Lithium simulates all physical components of a FoundationDB system, beginning with the number and type of machines in the cluster. For example, Lithium models drive performance on each machine, including drive space and the possibility of the drive filling up. Lithium also models the network, allowing a small amount of code to specify delivery of packets.
We use Lithium to simulate failures modes at the network, machine, and datacenter levels, including connection failures, degradation of machine performance, machine shutdowns or reboots, machines coming back from the dead, etc. We stress-test all of these failure modes, failing machines at very short intervals, inducing unusually severe loads, and delaying communications channels.
For a while, there was an informal competition within the engineering team to design failures that found the toughest bugs and issues the most easily. After a period of one-upsmanship, the reigning champion is called "swizzle-clogging". To swizzle-clog, you first pick a random subset of nodes in the cluster. Then, you "clog" (stop) each of their network connections one by one over a few seconds. Finally, you unclog them in a random order, again one by one, until they are all up. This pattern seems to be particularly good at finding deep issues that only happen in the rarest real-world cases.
Lithium's success has surpassed our expectation and has been vital to our engineering team. It seems unlikely that we would have been able to build FoundationDB without this technology.
In addition to simulation, we continually run systematic performance tests on FoundationDB. Every night, we run an automated suite of performance tests using our "Circus" environment.
For each Circus test, we specify the characteristics of the database to be used, e.g., 2 billion key-value pairs with 16 byte keys and randomly generated 8-100 byte values. The test selects the workloads to run and the cluster to run them on. Workloads specify the characteristics and proportions of reads and writes to be performed. (See our Performance page for representative examples.) A test can run workloads either in parallel or sequentially. Workloads are specified using the same code as for simulation, which benefits the productivity of our testing.
This process give us a daily comparison of the performance of the current code base to previous days. Performance is measured across many dimensions derived from the output of many tests. Our data exploration technology allows this output to be graphically explored, with the ability to isolate and examine key performance indicators.

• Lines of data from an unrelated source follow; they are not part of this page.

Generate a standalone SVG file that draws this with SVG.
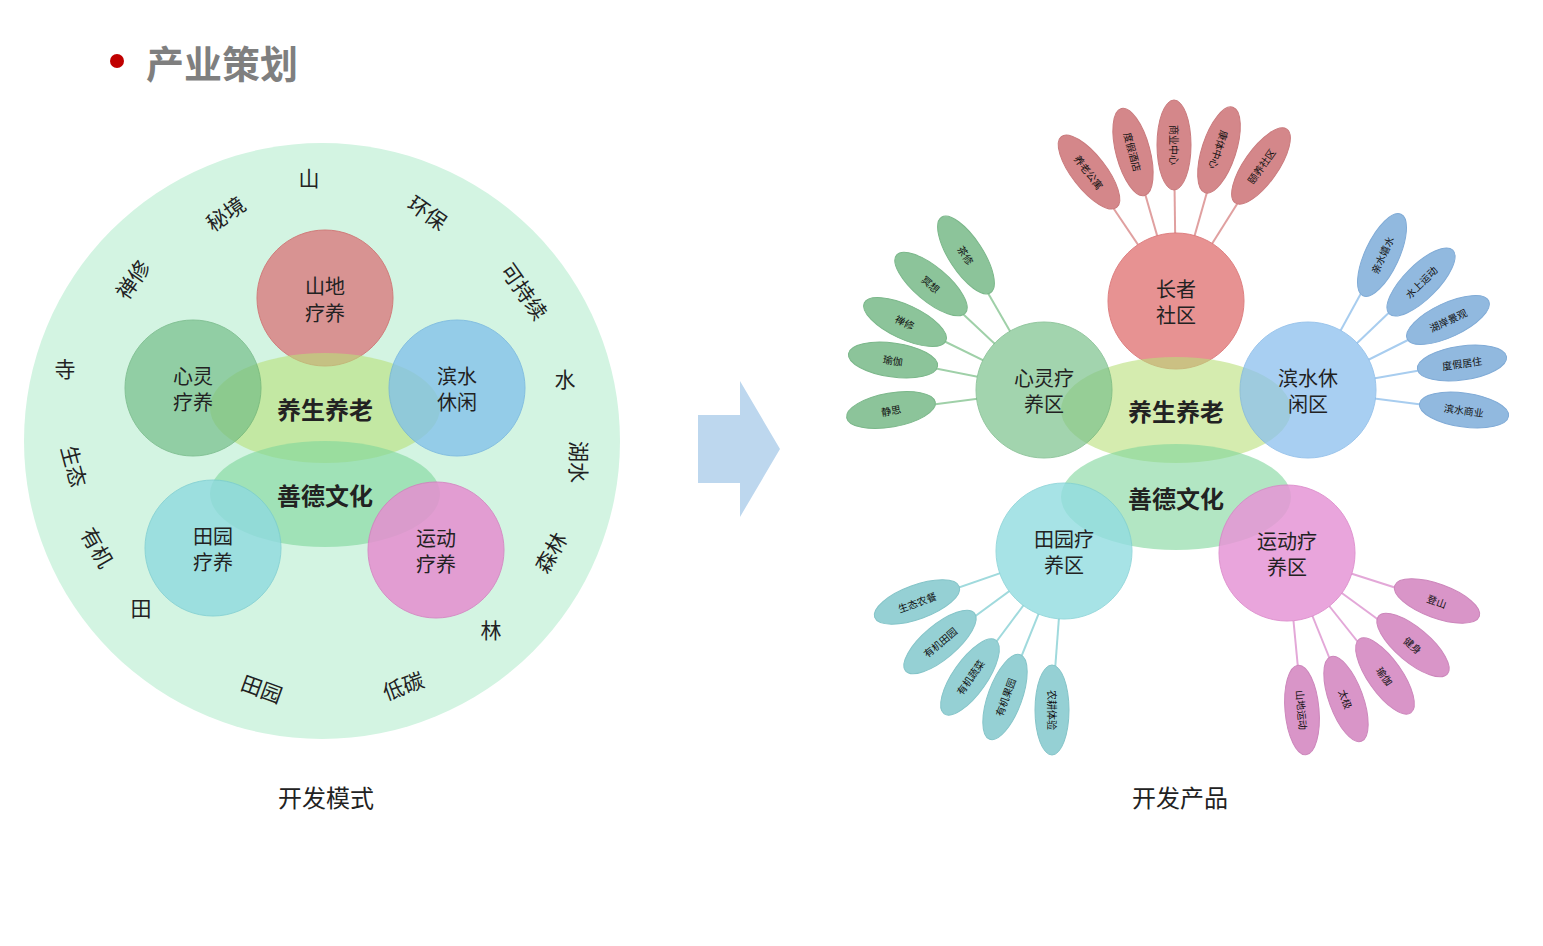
<svg xmlns="http://www.w3.org/2000/svg" width="1543" height="946" viewBox="0 0 1543 946">
<style>
text{font-family:"Noto Sans CJK SC","Liberation Sans",sans-serif;fill:#222;stroke:none;text-anchor:middle;dominant-baseline:central}
.o{font-size:21px}.c{font-size:20px}.e{font-size:24px;font-weight:bold}.p{font-size:10px;fill:#111}
.lr{stroke:#e0a0a0;stroke-width:2}.lg{stroke:#9fd0a8;stroke-width:2}.lb{stroke:#a8cdef;stroke-width:2}.lc{stroke:#a0dadd;stroke-width:2}.lp{stroke:#e3a8d8;stroke-width:2}
</style>
<rect width="1543" height="946" fill="#fff"/>
<circle cx="117" cy="61" r="7" fill="#c00000"/>
<text x="222" y="61" style="font-size:38px;font-weight:bold;fill:#7f7f7f">产业策划</text>
<g id="left">
<circle cx="322" cy="441" r="298" fill="#d3f4e2"/>
<g class="o">
<text x="309" y="177" class="o">山</text>
<text x="428" y="212" class="o" transform="rotate(35 428 212)">环保</text>
<text x="525" y="291" class="o" transform="rotate(55 525 291)">可持续</text>
<text x="565" y="378" class="o">水</text>
<text x="580" y="462" class="o" transform="rotate(90 580 462)">湖水</text>
<text x="550" y="552" class="o" transform="rotate(-60 550 552)">森林</text>
<text x="491" y="629" class="o">林</text>
<text x="403" y="685" class="o" transform="rotate(-20 403 685)">低碳</text>
<text x="262" y="688" class="o" transform="rotate(20 262 688)">田园</text>
<text x="141" y="607" class="o">田</text>
<text x="98" y="547" class="o" transform="rotate(60 98 547)">有机</text>
<text x="75" y="466" class="o" transform="rotate(75 75 466)">生态</text>
<text x="65" y="368" class="o">寺</text>
<text x="132" y="279" class="o" transform="rotate(-55 132 279)">禅修</text>
<text x="225" y="213" class="o" transform="rotate(-35 225 213)">秘境</text>
</g>
<g id="l-red"><circle cx="325" cy="298" r="68" fill="#d9898a" opacity="0.9" stroke="#d07070"/><text x="325" y="285" class="c">山地</text><text x="325" y="312" class="c">疗养</text></g>
<ellipse cx="325" cy="408" rx="115" ry="55" fill="#b9e07a" opacity="0.6"/>
<ellipse cx="325" cy="494" rx="115" ry="53" fill="#7fd69b" opacity="0.6"/>
<g id="l-green"><circle cx="193" cy="388" r="68" fill="#6fbb83" opacity="0.65" stroke="#5aa86e"/><text x="193" y="375" class="c">心灵</text><text x="193" y="401" class="c">疗养</text></g>
<g id="l-blue"><circle cx="457" cy="388" r="68" fill="#80bfeb" opacity="0.75" stroke="#6aaee0"/><text x="457" y="375" class="c">滨水</text><text x="457" y="401" class="c">休闲</text></g>
<g id="l-cyan"><circle cx="213" cy="548" r="68" fill="#8fdadf" opacity="0.8" stroke="#7acdd2"/><text x="213" y="535" class="c">田园</text><text x="213" y="561" class="c">疗养</text></g>
<g id="l-pink"><circle cx="436" cy="550" r="68" fill="#e58fd0" opacity="0.85" stroke="#d67cc0"/><text x="436" y="537" class="c">运动</text><text x="436" y="563" class="c">疗养</text></g>
<text x="325" y="408" class="e">养生养老</text>
<text x="325" y="494" class="e">善德文化</text>
</g>
<text x="326" y="796" style="font-size:24px">开发模式</text>
<polygon id="arrow" points="698,415 740,415 740,381 780,449 740,517 740,483 698,483" fill="#bdd7ee"/>
<g id="connectors">
<line class="lr" x1="1176" y1="301" x2="1089" y2="172"/><line class="lr" x1="1176" y1="301" x2="1133" y2="152"/><line class="lr" x1="1176" y1="301" x2="1174" y2="145"/><line class="lr" x1="1176" y1="301" x2="1219" y2="150"/><line class="lr" x1="1176" y1="301" x2="1261" y2="166"/>
<line class="lg" x1="1044" y1="390" x2="966" y2="255"/><line class="lg" x1="1044" y1="390" x2="931" y2="284"/><line class="lg" x1="1044" y1="390" x2="905" y2="322"/><line class="lg" x1="1044" y1="390" x2="893" y2="360"/><line class="lg" x1="1044" y1="390" x2="891" y2="410"/>
<line class="lb" x1="1308" y1="390" x2="1382" y2="255"/><line class="lb" x1="1308" y1="390" x2="1421" y2="282"/><line class="lb" x1="1308" y1="390" x2="1448" y2="320"/><line class="lb" x1="1308" y1="390" x2="1462" y2="363"/><line class="lb" x1="1308" y1="390" x2="1464" y2="410"/>
<line class="lc" x1="1064" y1="551" x2="917" y2="602"/><line class="lc" x1="1064" y1="551" x2="940" y2="642"/><line class="lc" x1="1064" y1="551" x2="970" y2="677"/><line class="lc" x1="1064" y1="551" x2="1005" y2="697"/><line class="lc" x1="1064" y1="551" x2="1052" y2="710"/>
<line class="lp" x1="1287" y1="553" x2="1437" y2="601"/><line class="lp" x1="1287" y1="553" x2="1413" y2="645"/><line class="lp" x1="1287" y1="553" x2="1385" y2="676"/><line class="lp" x1="1287" y1="553" x2="1346" y2="699"/><line class="lp" x1="1287" y1="553" x2="1302" y2="710"/>
</g>
<g id="petals">
<g fill="#d4878a" stroke="#c97a7d">
<g transform="translate(1089,172) rotate(52)"><ellipse rx="45" ry="17"/><text class="p">养老公寓</text></g>
<g transform="translate(1133,152) rotate(75)"><ellipse rx="45" ry="17"/><text class="p">度假酒店</text></g>
<g transform="translate(1174,145) rotate(90)"><ellipse rx="45" ry="17"/><text class="p">商业中心</text></g>
<g transform="translate(1219,150) rotate(-72)"><ellipse rx="45" ry="17"/><text class="p" transform="rotate(180)">康体中心</text></g>
<g transform="translate(1261,166) rotate(-55)"><ellipse rx="45" ry="17"/><text class="p">颐养社区</text></g>
</g>
<g fill="#8cc49a" stroke="#7bb78a">
<g transform="translate(966,255) rotate(57)"><ellipse rx="45" ry="17"/><text class="p">茶修</text></g>
<g transform="translate(931,284) rotate(40)"><ellipse rx="45" ry="17"/><text class="p">冥想</text></g>
<g transform="translate(905,322) rotate(25)"><ellipse rx="45" ry="17"/><text class="p">禅修</text></g>
<g transform="translate(893,360) rotate(8)"><ellipse rx="45" ry="17"/><text class="p">瑜伽</text></g>
<g transform="translate(891,410) rotate(-10)"><ellipse rx="45" ry="17"/><text class="p">静思</text></g>
</g>
<g fill="#91b9df" stroke="#80abd6">
<g transform="translate(1382,255) rotate(-65)"><ellipse rx="45" ry="17"/><text class="p">亲水嬉水</text></g>
<g transform="translate(1421,282) rotate(-45)"><ellipse rx="45" ry="17"/><text class="p">水上运动</text></g>
<g transform="translate(1448,320) rotate(-25)"><ellipse rx="45" ry="17"/><text class="p">湖岸景观</text></g>
<g transform="translate(1462,363) rotate(-8)"><ellipse rx="45" ry="17"/><text class="p">度假居住</text></g>
<g transform="translate(1464,410) rotate(8)"><ellipse rx="45" ry="17"/><text class="p">滨水商业</text></g>
</g>
<g fill="#95d0d4" stroke="#84c4c8">
<g transform="translate(917,602) rotate(-20)"><ellipse rx="45" ry="17"/><text class="p">生态农餐</text></g>
<g transform="translate(940,642) rotate(-40)"><ellipse rx="45" ry="17"/><text class="p">有机田园</text></g>
<g transform="translate(970,677) rotate(-55)"><ellipse rx="45" ry="17"/><text class="p">有机蔬菜</text></g>
<g transform="translate(1005,697) rotate(-70)"><ellipse rx="45" ry="17"/><text class="p">有机果园</text></g>
<g transform="translate(1052,710) rotate(90)"><ellipse rx="45" ry="17"/><text class="p">农耕体验</text></g>
</g>
<g fill="#d995c8" stroke="#cc86bb">
<g transform="translate(1437,601) rotate(20)"><ellipse rx="45" ry="17"/><text class="p">登山</text></g>
<g transform="translate(1413,645) rotate(40)"><ellipse rx="45" ry="17"/><text class="p">健身</text></g>
<g transform="translate(1385,676) rotate(55)"><ellipse rx="45" ry="17"/><text class="p">瑜伽</text></g>
<g transform="translate(1346,699) rotate(70)"><ellipse rx="45" ry="17"/><text class="p">太极</text></g>
<g transform="translate(1302,710) rotate(85)"><ellipse rx="45" ry="17"/><text class="p">山地运动</text></g>
</g>
</g>
<g fill="#fff"><circle cx="1176" cy="301" r="68"/><circle cx="1044" cy="390" r="68"/><circle cx="1308" cy="390" r="68"/><circle cx="1064" cy="551" r="68"/><circle cx="1287" cy="553" r="68"/></g>
<g id="r-red"><circle cx="1176" cy="301" r="68" fill="#e37f80" opacity="0.85" stroke="#d96a6b"/><text x="1176" y="288" class="c">长者</text><text x="1176" y="314" class="c">社区</text></g>
<ellipse cx="1176" cy="410" rx="115" ry="53" fill="#b9e07a" opacity="0.6"/>
<ellipse cx="1176" cy="497" rx="115" ry="53" fill="#7fd69b" opacity="0.6"/>
<g id="r-green"><circle cx="1044" cy="390" r="68" fill="#7cc28c" opacity="0.7" stroke="#66b078"/><text x="1044" y="377" class="c">心灵疗</text><text x="1044" y="403" class="c">养区</text></g>
<g id="r-blue"><circle cx="1308" cy="390" r="68" fill="#8cc0ee" opacity="0.75" stroke="#7ab2e6"/><text x="1308" y="377" class="c">滨水休</text><text x="1308" y="403" class="c">闲区</text></g>
<g id="r-cyan"><circle cx="1064" cy="551" r="68" fill="#92dde1" opacity="0.8" stroke="#7fd0d4"/><text x="1064" y="538" class="c">田园疗</text><text x="1064" y="564" class="c">养区</text></g>
<g id="r-pink"><circle cx="1287" cy="553" r="68" fill="#e696d6" opacity="0.85" stroke="#da82c8"/><text x="1287" y="540" class="c">运动疗</text><text x="1287" y="566" class="c">养区</text></g>
<text x="1176" y="410" class="e">养生养老</text>
<text x="1176" y="497" class="e">善德文化</text>
<text x="1180" y="796" style="font-size:24px">开发产品</text>
</svg>
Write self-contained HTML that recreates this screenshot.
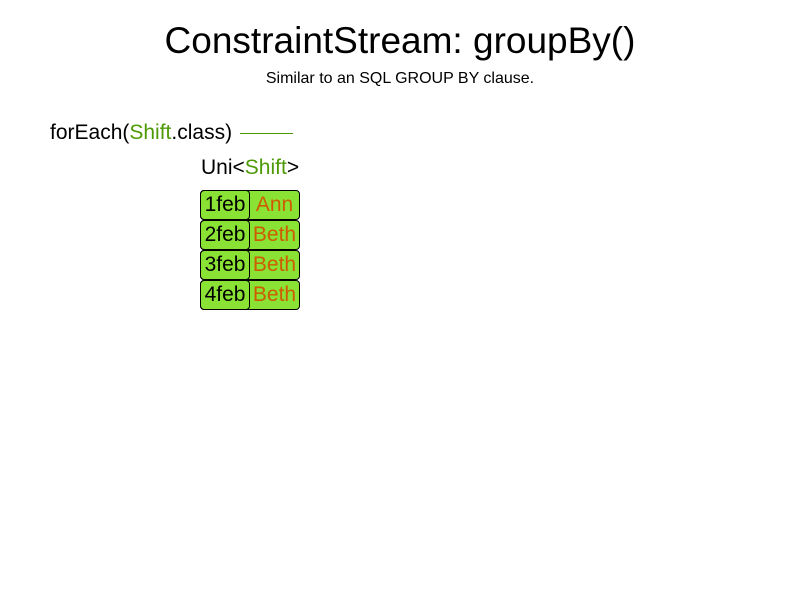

As the final leg of our testing regime, we validate that the correctness results demonstrated in simulation can be replicated in a real-world system. For this purpose, we expose FoundationDB to actual hardware failures on our "Quicksand" system, designed to be the worst cluster ever. Quicksand is a heterogeneous cluster running different Linux distributions, kernel versions, file systems, and SSDs. Quicksand runs 24/7, randomly inducing failures by powering down machines, powering down switches, creating network partitions, freezing processes for random durations, filling up drive space, etc. Periodically, the test output is checked to verify that all data guarantees have been maintained throughout the failures.
As a rough measure of the effectiveness of our simulation testing framework, Quicksand has only ever found one bug. This bug was in Apache Zookeeper, which we used but couldn't simulate exactly because it is not written with the Flow language and framework. Though the original bug is now fixed, in response to this risk we eliminated Zookeeper from our code base, instead implementing our own disk-based Paxos algorithms for coordination.